28 FEBRUARY 1885, Page 5


MR. GOSCHEN'S speech is a disappointing one. It is hardly the speech of a true statesman. It is a speech which probably embarrassed, and was intended to embarrass, the Government much more seriously than any of the speeches delivered from the Opposition benches ; but we find it very difficult to believe that Mr. Goschen really expected the Government to reply to the queries with which he pressed them, or intended these queries to have any further result than the damaging effect which unanswered queries always have upon the position of a Government. No one really knows better than Mr. Goschen that the appeal to a Government to take the House of Commons into its confidence, especially when issues are raised which may gravely affect the course of a campaign, is an appeal which could not possibly meet with the kind of response desired, except by a dereliction of duty much more serious than any which is now charged upon the Government. Mr. Goschen's is just the sort of appeal which a Government in the position of the present Government ought steadily to ignore, but which, as he well knows, it cannot ignore -without damage to its influence in the House of Commons. Now that is not the kind of tactics which we have a right to expect from Mr. Goschen. He, of all men, probably knows best what the duty of official secrecy requires, and how stringent, in such a situation as the present, it often is. If he himself were at the head of the Government he would, in relation to foreign affairs, be the most reticent head who had ever guided the House. He would no more take the House into his confidence on any matter likely to prejudice the course of events than he would, when he was at Constantinople, have confided to a literary friend the nature of the confidential negotiations which he was engaged in conducting. And therefore for him to press the Government to repose an impossible confidence in the House of Commons was clearly ungenerous, and hardly even fair. To press for an answer as to the mission of Fehmy Pasha, as to the understanding with Italy, as to the retention of Berber,—indeed, as to a Soudanese policy generally which could not possibly be independent of events,—was a very effective course to take on the part of one who wished to embarrass the Administration, but not altogether the frank and statesmanlike course which we should have expected from Mr. Goschen.
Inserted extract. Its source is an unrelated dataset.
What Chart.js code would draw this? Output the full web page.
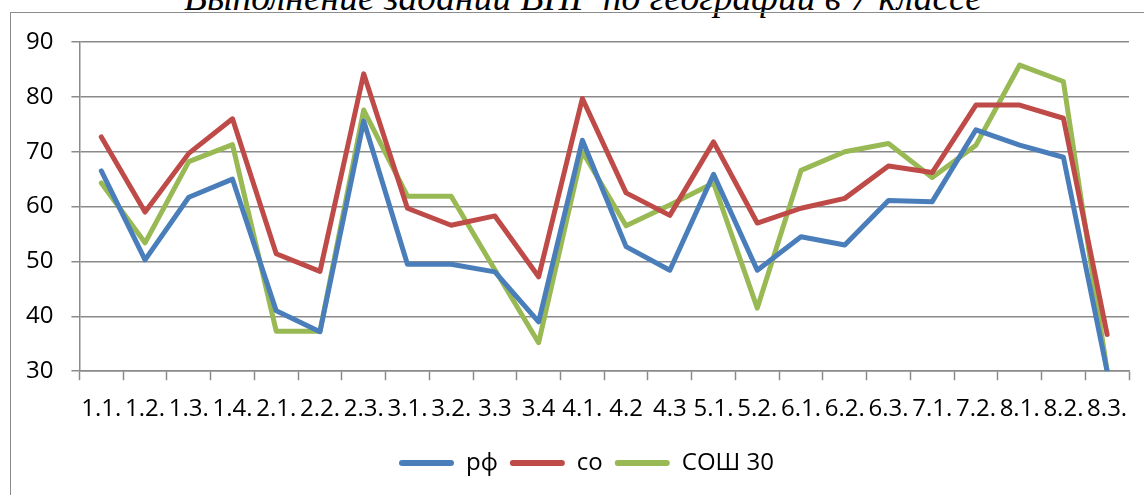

The most effective portion of Mr. Goschen's speech, because it was one which appealed at once to the Conservative objectors to the evacuation of the Soudan, and to the Radical objectors to the attack on the Mahdi, was that in which he urged again the argument pithily conveyed in the title of one of the Pall Mall's most effective, and, we will add, most malicious, articles on the Government,—we mean the article headed "First Slaughter, and. then Scuttle." Mr.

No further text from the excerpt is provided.